Background: Despite the twofold higher prevalence of major depressive and posttraumatic stress disorders in women compared with men, most clinical and preclinical studies have focused on male subjects. We used an ethological murine model to study several cardinal symptoms of affective disorders in the female targets of female aggression.
Methods: Intact Swiss Webster (CFW) female resident mice were housed with castrated male mice and tested for aggression toward female intruders. For 10 days, aggressive CFW female residents defeated C57BL/6J (B6) female intruders during 5-minute encounters. Measures of corticosterone, c-Fos activation in hypothalamic and limbic structures, and species-typical behaviors were collected from defeated and control females. Ketamine (20 mg/kg) was tested for its potential to reverse stress-induced social deficits.
Results: Housed with a castrated male mouse, most intact resident CFW females readily attacked unfamiliar B6 female intruders, inflicting >40 bites in a 5-minute encounter. Compared with controls, defeated B6 females exhibited elevated plasma corticosterone and increased c-Fos activation in the medial amygdala, ventral lateral septum, ventromedial hypothalamus, and hypothalamic paraventricular nucleus. Chronically defeated females also showed vigilance-like behavior and deficits in social interactions, novel object investigation, and nesting. The duration of social interactions increased 24 hours after chronically defeated female mice received a systemic dose of ketamine.

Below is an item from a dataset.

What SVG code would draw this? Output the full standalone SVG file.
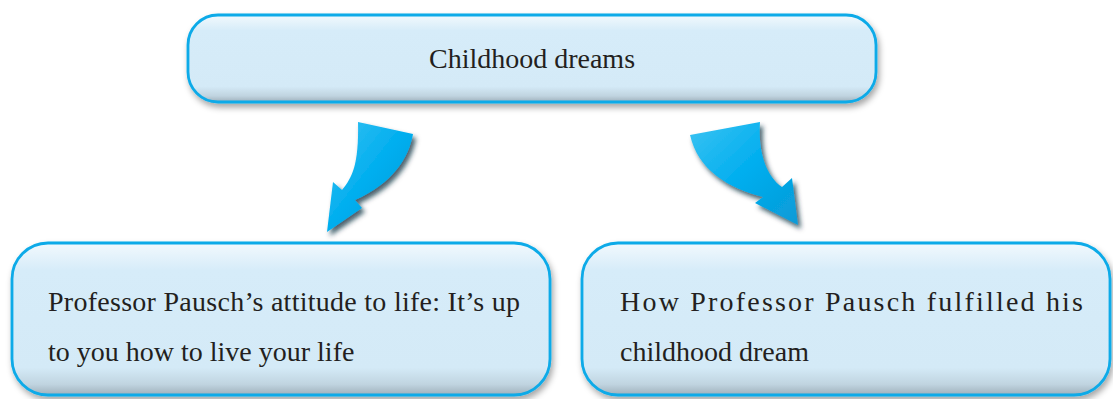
<svg xmlns="http://www.w3.org/2000/svg" width="1113" height="399" viewBox="0 0 1113 399">
<style>
.box{fill:url(#boxg);stroke:#0aaae8;stroke-width:2.8;filter:url(#sh)}
.t{font-family:"Liberation Serif","Times New Roman",serif;font-size:28px;fill:#231f20}
.arr{fill:url(#arrg);filter:url(#ash)}
</style>
<defs>
<linearGradient id="boxg" x1="0" y1="0" x2="0" y2="1">
<stop offset="0" stop-color="#f2f9fd"/>
<stop offset="0.18" stop-color="#d6ecf9"/>
<stop offset="0.82" stop-color="#d4eaf7"/>
<stop offset="0.93" stop-color="#c0d4e0"/>
<stop offset="1" stop-color="#9fb0bb"/>
</linearGradient>
<linearGradient id="arrg" x1="0" y1="0" x2="1" y2="1">
<stop offset="0" stop-color="#3cc3f2"/>
<stop offset="0.5" stop-color="#00aeef"/>
<stop offset="1" stop-color="#0a9ad6"/>
</linearGradient>
<filter id="sh" x="-5%" y="-10%" width="110%" height="130%">
<feGaussianBlur in="SourceAlpha" stdDeviation="3"/>
<feOffset dx="2" dy="4" result="b"/>
<feFlood flood-color="#000" flood-opacity="0.35"/>
<feComposite in2="b" operator="in"/>
<feMerge><feMergeNode/><feMergeNode in="SourceGraphic"/></feMerge>
</filter>
<filter id="ash" x="-30%" y="-30%" width="160%" height="160%">
<feGaussianBlur in="SourceAlpha" stdDeviation="2.5"/>
<feOffset dx="3" dy="4" result="b"/>
<feFlood flood-color="#0b2a3a" flood-opacity="0.75"/>
<feComposite in2="b" operator="in"/>
<feMerge><feMergeNode/><feMergeNode in="SourceGraphic"/></feMerge>
</filter>
</defs>
<g id="connectors">
<path class="arr" d="M358,122 L413,134 C409,158 392,184 355,200 L362,208 L327,232 L333,182 L342,190 C352,178 359,165 358,122 Z"/>
<path class="arr" d="M690,135 L760,122 C758,150 765,175 782,187 L792,178 L798,225 L755,203 L763,197 C728,188 698,170 690,135 Z"/>
</g>
<g id="top">
<rect class="box" x="188" y="15" width="688" height="87" rx="30"/>
<text class="t" x="532" y="68" text-anchor="middle">Childhood dreams</text>
</g>
<g id="left">
<rect class="box" x="12" y="243" width="538" height="152" rx="36"/>
<text class="t" x="48" y="311" textLength="472" lengthAdjust="spacing">Professor Pausch’s attitude to life: It’s up</text>
<text class="t" x="48" y="361">to you how to live your life</text>
</g>
<g id="right">
<rect class="box" x="582" y="243" width="528" height="152" rx="36"/>
<text class="t" x="620" y="311" textLength="463" lengthAdjust="spacing">How Professor Pausch fulfilled his</text>
<text class="t" x="620" y="361">childhood dream</text>
</g>
</svg>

Conclusions: These findings demonstrate that CFW female mice living with male conspecifics can be used as aggressive residents in an ethological model of female social defeat stress. These novel behavioral methods will encourage further studies of sex-specific neural, physiological, and behavioral adaptations to chronic stress and the biological bases for interfemale aggression.
Keywords: Affective disorders; Aggression; Female; Ketamine; Social defeat stress; Social interaction.